Anikeeva offers the question “When can my brain collaborate with a computer” as better than asking ‘when can I upload my brain?’

Now I learn that she has a name for her magnet dust, she calls them Nanotransducers and they are 20 thousand times smaller than individual coffee grinds. 1/20,000 size to a coffee ground. They can be mixed into IV solution and injected into brain cells just like a drug. There they can receive signals from outside electronics and convert those signals into something that triggers the brain to react.

Her lab has been trying for years to make devices that can both record from neurons and transmit their signals to outside electronics.

At around 9:45 Anikeeva makes the point that Deep Learning Neural Networks are developing much more quickly than hardware interfaces to neurons and she estimates that it will be a missed opportunity to not be able to take advantage of artificial intelligence as a specialist plug-in to your generalist brain. Then she makes the point that this type of connective future, between specialist AI and your generalist brain is likely to happen much sooner than trying to develop a comprehensive understanding of every synapse in your brain.

She asks how can we get to a time when [her vision of attaching specialist AI to the generalist brain exists]. At 11:45 she explains why AI has developed so quickly compared to Brain Machine Interfaces.

“The lightning fast development of artificial intelligence is powered by ubiquitous computing, it’s accessible to many and it’s very democratic.

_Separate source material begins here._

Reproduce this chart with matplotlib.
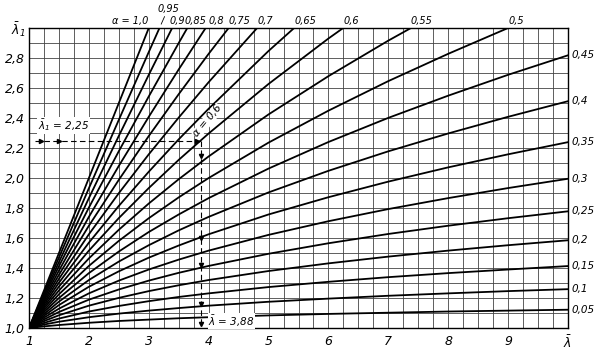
import numpy as np
import matplotlib
matplotlib.use('Agg')
import matplotlib.pyplot as plt

# lambda values along the abscissa where the curves were read
lam = [1, 1.25, 1.5, 2, 2.5, 3, 3.5, 4, 5, 6, 7, 8, 9, 10]

alphas = [0.05, 0.1, 0.15, 0.2, 0.25, 0.3, 0.35, 0.4, 0.45, 0.5,
          0.55, 0.6, 0.65, 0.7, 0.75, 0.8, 0.85, 0.9, 0.95, 1.0]

# lambda_1 for each alpha (rows stop once past 3.0)
lam1 = [
    [1, 1.011, 1.020, 1.035, 1.047, 1.056, 1.065, 1.072, 1.084, 1.094, 1.102, 1.110, 1.116, 1.122],
    [1, 1.023, 1.042, 1.072, 1.096, 1.116, 1.133, 1.149, 1.175, 1.196, 1.215, 1.231, 1.246, 1.259],
    [1, 1.034, 1.063, 1.110, 1.147, 1.179, 1.207, 1.231, 1.273, 1.308, 1.339, 1.366, 1.390, 1.413],
    [1, 1.046, 1.085, 1.149, 1.201, 1.246, 1.285, 1.320, 1.380, 1.431, 1.476, 1.516, 1.552, 1.585],
    [1, 1.057, 1.107, 1.189, 1.257, 1.316, 1.368, 1.414, 1.495, 1.565, 1.627, 1.682, 1.732, 1.778],
    [1, 1.069, 1.129, 1.231, 1.316, 1.390, 1.456, 1.516, 1.621, 1.712, 1.793, 1.866, 1.933, 1.995],
    [1, 1.081, 1.153, 1.275, 1.378, 1.469, 1.550, 1.625, 1.757, 1.872, 1.976, 2.071, 2.158, 2.239],
    [1, 1.093, 1.176, 1.320, 1.443, 1.552, 1.651, 1.741, 1.904, 2.048, 2.178, 2.297, 2.408, 2.512],
    [1, 1.106, 1.200, 1.366, 1.510, 1.640, 1.757, 1.866, 2.063, 2.240, 2.401, 2.549, 2.688, 2.818],
    [1, 1.118, 1.225, 1.414, 1.581, 1.732, 1.871, 2.000, 2.236, 2.449, 2.646, 2.828, 3.000],
    [1, 1.131, 1.250, 1.464, 1.655, 1.830, 1.992, 2.144, 2.424, 2.679, 2.916, 3.138],
    [1, 1.143, 1.276, 1.516, 1.733, 1.933, 2.121, 2.297, 2.627, 2.930, 3.214],
    [1, 1.156, 1.302, 1.569, 1.814, 2.042, 2.258, 2.462, 2.847, 3.205],
    [1, 1.169, 1.328, 1.625, 1.899, 2.158, 2.403, 2.639, 3.085],
    [1, 1.182, 1.355, 1.682, 1.988, 2.280, 2.559, 2.828, 3.344],
    [1, 1.195, 1.383, 1.741, 2.081, 2.408, 2.724, 3.031],
    [1, 1.209, 1.412, 1.803, 2.179, 2.544, 2.900, 3.249],
    [1, 1.222, 1.440, 1.866, 2.281, 2.688, 3.088],
    [1, 1.236, 1.470, 1.932, 2.388, 2.840, 3.288],
    [1, 1.25, 1.5, 2.0, 2.5, 3.0],
]

# worked example
ex_lam = 3.88
ex_lam1 = 2.25

def fmt(a):
    if a == 1.0:
        return '1,0'
    return ('%.2f' % a).rstrip('0').replace('.', ',')

plt.rcParams['font.family'] = ['Liberation Sans Narrow', 'DejaVu Sans']
plt.rcParams['font.style'] = 'italic'
plt.rcParams['mathtext.fontset'] = 'dejavusans'

fig = plt.figure(figsize=(5.97, 3.54), dpi=100)
ax = fig.add_axes([0.0486, 0.0734, 0.9028, 0.8475])
ax.set_xlim(1, 10)
ax.set_ylim(1, 3)

ax.set_xticks(np.arange(1, 10.01, 0.25), minor=True)
ax.set_yticks(np.arange(1, 3.001, 0.1), minor=True)
ax.grid(which='both', color='#444444', lw=0.6)
ax.set_axisbelow(True)
ax.tick_params(which='both', length=0, labelsize=9)

xt = list(range(1, 11))
ax.set_xticks(xt)
ax.set_xticklabels([str(v) for v in xt[:-1]] + [r'$\bar{\lambda}$'])
yt = [1.0, 1.2, 1.4, 1.6, 1.8, 2.0, 2.2, 2.4, 2.6, 2.8, 3.0]
ax.set_yticks(yt)
ax.set_yticklabels([('%.1f' % v).replace('.', ',') for v in yt[:-1]] + [r'$\bar{\lambda}_1$'])
ax.tick_params(axis='x', pad=5)
ax.tick_params(axis='y', pad=3)
for s in ax.spines.values():
    s.set_linewidth(1.0)

lab_fs = 7.5
top_fs = 7
nudges = {0.9: -0.04, 0.85: -0.04, 0.8: 0.04}
for a, row in zip(alphas, lam1):
    x = lam[:len(row)]
    ax.plot(x, row, color='black', lw=1.3, clip_on=True)
    if row[-1] >= 3.0:
        xc = np.interp(3.0, row, x)
        if a == 1.0:
            ax.text(xc, 3.015, 'α = ' + fmt(a), ha='right', va='bottom', fontsize=top_fs)
        elif a == 0.95:
            ax.annotate(fmt(a), xy=(xc, 3.0), xytext=(xc - 0.04, 3.095),
                        ha='left', va='bottom', fontsize=top_fs, annotation_clip=False,
                        arrowprops=dict(arrowstyle='-', lw=0.6, shrinkA=0, shrinkB=3))
        else:
            ax.text(xc + nudges.get(a, 0.0), 3.015, fmt(a), ha='left', va='bottom',
                    fontsize=top_fs)
    else:
        ax.text(10.06, row[-1], fmt(a), ha='left', va='center', fontsize=lab_fs)

# example construction
ax.plot([1.1, ex_lam], [ex_lam1, ex_lam1], color='black', lw=0.8, dashes=(5, 3))
ax.plot([ex_lam, ex_lam], [ex_lam1, 1.0], color='black', lw=0.8, dashes=(5, 3))
ax.plot([1.2, 1.5, 3.8], [ex_lam1] * 3, ls='none', marker='>', ms=3, color='black')
ax.plot([ex_lam] * 5, [2.15, 1.6, 1.42, 1.16, 1.03], ls='none', marker='v', ms=3, color='black')
ax.text(1.15, 2.35, r'$\bar{\lambda}_1$ = 2,25', fontsize=7.5, ha='left', va='center',
        bbox=dict(fc='white', ec='none', pad=0.5))
ax.text(3.98, 2.38, 'α = 0,6', fontsize=7.5, rotation=50, ha='center', va='center',
        bbox=dict(fc='white', ec='none', pad=0.3))
ax.text(4.38, 1.045, r'$\bar{\lambda}$ = 3,88', fontsize=7.5, ha='center', va='center',
        bbox=dict(fc='white', ec='none', pad=0.3))

fig.savefig('out.png', dpi=100)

“Development of Neural Lace Hardware on the other hand requires significant infrastructure, training and investment. It always requires a paradigm shift from machine inspired electronics, to biology driven design of new materials and architectures.

“And we cannot simply outsource this task to a handful of academic labs. It will simply take too long, we already took 30 years, if we take another 30 we will be missing an opportunity to gain a collaborator and a partner in artificial intelligence.”

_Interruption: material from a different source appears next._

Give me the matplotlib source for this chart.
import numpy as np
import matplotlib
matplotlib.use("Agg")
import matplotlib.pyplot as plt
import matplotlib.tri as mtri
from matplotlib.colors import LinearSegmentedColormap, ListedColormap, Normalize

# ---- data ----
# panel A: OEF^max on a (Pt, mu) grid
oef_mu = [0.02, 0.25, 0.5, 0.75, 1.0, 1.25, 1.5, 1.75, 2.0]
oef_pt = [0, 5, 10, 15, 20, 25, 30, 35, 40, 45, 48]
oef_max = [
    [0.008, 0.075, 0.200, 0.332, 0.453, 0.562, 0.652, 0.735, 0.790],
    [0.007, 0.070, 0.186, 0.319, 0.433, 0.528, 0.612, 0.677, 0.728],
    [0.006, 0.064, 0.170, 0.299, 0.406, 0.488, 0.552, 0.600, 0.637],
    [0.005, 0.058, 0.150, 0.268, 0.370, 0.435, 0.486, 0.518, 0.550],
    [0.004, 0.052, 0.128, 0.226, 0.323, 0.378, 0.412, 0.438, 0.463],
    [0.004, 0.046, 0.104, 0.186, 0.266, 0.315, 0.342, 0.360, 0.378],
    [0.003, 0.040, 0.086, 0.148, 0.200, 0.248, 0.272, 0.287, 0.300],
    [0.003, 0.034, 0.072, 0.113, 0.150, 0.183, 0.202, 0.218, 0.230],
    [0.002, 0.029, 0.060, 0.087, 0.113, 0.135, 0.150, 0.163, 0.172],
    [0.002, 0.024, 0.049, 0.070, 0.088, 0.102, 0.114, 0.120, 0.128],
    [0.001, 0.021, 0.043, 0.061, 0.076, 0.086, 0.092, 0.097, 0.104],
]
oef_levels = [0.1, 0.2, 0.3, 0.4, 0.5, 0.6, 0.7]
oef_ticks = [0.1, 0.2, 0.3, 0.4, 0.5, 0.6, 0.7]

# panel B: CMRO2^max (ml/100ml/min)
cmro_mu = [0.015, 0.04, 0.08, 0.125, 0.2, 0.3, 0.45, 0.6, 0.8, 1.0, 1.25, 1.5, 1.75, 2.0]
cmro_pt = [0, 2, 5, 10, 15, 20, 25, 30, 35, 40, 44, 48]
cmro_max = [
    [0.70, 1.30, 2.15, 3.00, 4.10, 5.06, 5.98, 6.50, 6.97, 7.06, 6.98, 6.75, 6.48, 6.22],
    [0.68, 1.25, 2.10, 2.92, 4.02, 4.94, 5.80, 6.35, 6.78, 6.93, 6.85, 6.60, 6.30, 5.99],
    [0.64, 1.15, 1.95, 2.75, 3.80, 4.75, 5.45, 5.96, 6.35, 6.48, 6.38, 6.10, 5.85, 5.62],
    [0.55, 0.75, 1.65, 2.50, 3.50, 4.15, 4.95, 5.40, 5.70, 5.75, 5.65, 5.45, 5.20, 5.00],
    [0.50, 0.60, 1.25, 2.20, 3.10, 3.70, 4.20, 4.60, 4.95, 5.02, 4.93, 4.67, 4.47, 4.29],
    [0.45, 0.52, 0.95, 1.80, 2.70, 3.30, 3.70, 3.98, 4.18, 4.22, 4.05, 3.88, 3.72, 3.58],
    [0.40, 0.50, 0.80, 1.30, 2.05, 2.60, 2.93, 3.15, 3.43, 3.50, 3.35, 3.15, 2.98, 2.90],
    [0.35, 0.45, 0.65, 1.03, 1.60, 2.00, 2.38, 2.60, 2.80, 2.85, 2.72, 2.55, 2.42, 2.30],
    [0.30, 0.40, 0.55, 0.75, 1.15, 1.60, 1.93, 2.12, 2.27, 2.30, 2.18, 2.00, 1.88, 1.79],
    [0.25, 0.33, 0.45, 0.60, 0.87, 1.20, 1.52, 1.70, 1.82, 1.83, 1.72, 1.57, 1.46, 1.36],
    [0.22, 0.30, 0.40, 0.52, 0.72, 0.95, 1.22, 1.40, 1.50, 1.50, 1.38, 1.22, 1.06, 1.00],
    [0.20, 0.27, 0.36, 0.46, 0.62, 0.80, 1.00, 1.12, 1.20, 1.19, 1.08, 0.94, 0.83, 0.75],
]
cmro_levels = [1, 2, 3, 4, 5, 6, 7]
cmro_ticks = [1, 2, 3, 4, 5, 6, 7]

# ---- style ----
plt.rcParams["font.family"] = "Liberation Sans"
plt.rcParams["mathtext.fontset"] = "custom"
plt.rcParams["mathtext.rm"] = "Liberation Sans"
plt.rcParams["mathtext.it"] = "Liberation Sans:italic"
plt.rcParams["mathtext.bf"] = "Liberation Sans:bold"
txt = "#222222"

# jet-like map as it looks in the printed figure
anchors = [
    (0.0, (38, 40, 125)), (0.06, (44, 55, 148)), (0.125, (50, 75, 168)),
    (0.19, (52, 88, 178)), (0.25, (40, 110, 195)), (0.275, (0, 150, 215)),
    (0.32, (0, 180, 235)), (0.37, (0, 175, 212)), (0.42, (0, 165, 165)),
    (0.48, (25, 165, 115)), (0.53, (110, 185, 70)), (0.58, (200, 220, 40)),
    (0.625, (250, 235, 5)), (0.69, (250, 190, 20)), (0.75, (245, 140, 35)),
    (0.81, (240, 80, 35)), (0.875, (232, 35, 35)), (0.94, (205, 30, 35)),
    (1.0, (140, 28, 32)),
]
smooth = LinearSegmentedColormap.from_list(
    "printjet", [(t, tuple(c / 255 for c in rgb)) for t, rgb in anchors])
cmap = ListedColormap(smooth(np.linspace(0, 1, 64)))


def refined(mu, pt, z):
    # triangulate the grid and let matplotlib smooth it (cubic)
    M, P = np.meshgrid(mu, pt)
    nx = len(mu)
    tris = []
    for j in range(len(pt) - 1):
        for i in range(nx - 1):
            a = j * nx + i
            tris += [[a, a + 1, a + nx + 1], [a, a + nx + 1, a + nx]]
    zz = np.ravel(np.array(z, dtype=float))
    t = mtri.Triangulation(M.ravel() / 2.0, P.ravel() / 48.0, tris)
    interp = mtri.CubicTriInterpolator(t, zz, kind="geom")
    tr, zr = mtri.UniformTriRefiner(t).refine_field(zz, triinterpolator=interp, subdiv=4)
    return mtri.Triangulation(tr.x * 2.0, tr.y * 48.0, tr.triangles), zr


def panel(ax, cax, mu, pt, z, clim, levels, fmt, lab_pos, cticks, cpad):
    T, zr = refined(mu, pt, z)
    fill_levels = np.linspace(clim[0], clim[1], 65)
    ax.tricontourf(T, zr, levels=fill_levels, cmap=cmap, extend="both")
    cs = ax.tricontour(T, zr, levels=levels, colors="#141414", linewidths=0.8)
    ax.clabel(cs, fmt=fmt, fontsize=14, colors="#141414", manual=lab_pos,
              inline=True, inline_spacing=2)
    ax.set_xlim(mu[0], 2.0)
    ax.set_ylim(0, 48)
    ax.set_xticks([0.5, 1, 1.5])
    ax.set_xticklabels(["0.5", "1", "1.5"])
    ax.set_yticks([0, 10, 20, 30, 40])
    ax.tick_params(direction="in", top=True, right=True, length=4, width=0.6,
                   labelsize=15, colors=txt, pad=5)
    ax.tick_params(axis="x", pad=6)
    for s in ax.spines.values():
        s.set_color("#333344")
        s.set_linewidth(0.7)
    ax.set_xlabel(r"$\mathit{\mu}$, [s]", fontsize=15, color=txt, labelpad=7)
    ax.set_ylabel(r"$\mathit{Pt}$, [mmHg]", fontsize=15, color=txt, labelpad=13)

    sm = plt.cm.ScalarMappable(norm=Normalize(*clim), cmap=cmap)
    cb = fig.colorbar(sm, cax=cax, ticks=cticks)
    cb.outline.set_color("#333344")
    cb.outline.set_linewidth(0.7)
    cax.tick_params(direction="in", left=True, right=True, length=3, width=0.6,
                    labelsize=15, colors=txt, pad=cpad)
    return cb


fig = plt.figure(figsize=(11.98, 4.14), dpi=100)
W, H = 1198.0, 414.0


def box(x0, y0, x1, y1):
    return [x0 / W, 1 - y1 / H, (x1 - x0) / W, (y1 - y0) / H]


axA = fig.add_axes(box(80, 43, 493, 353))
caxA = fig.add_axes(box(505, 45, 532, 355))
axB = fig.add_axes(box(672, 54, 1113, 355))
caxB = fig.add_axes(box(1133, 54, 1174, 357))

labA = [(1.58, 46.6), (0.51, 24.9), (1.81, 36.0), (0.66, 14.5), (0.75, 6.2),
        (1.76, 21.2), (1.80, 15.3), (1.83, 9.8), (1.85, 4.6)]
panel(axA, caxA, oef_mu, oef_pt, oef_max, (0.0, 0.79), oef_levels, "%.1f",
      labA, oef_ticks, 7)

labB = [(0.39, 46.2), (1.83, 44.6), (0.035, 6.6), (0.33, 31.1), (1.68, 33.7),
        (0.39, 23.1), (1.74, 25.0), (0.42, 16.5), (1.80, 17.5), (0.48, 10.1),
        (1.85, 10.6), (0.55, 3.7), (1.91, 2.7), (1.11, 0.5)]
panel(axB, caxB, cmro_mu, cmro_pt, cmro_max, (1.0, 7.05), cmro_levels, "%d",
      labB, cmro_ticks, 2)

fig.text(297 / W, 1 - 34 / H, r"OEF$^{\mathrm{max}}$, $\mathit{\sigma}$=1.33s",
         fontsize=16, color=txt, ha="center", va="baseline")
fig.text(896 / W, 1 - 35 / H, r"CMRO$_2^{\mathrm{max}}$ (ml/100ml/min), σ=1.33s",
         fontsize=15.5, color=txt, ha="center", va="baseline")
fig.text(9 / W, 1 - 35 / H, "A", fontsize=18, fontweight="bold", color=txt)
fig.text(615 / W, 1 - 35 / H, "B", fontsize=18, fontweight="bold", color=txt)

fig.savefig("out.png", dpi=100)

She then concludes with inspiring words:

“So lets join forces in Academy, Industry, and Government to accelerate the development and deployment of a neural interface, such that our generalist human can collaborate with specialist artificial intelligence to do what it does best create, analyze, and decide.”

What I’ve said about Associate Professor Anikeeva’s work doesn’t even scratch the surface of the details you can find in her papers, I have not even mentioned her work in Optogenetics for example, for a more technical deep dive into her work with references to some of the papers she has worked on watch this video below.

Thanks for reading, I hope that I get to inteview Polina Anikeeva for the Neural Lace Podcast someday!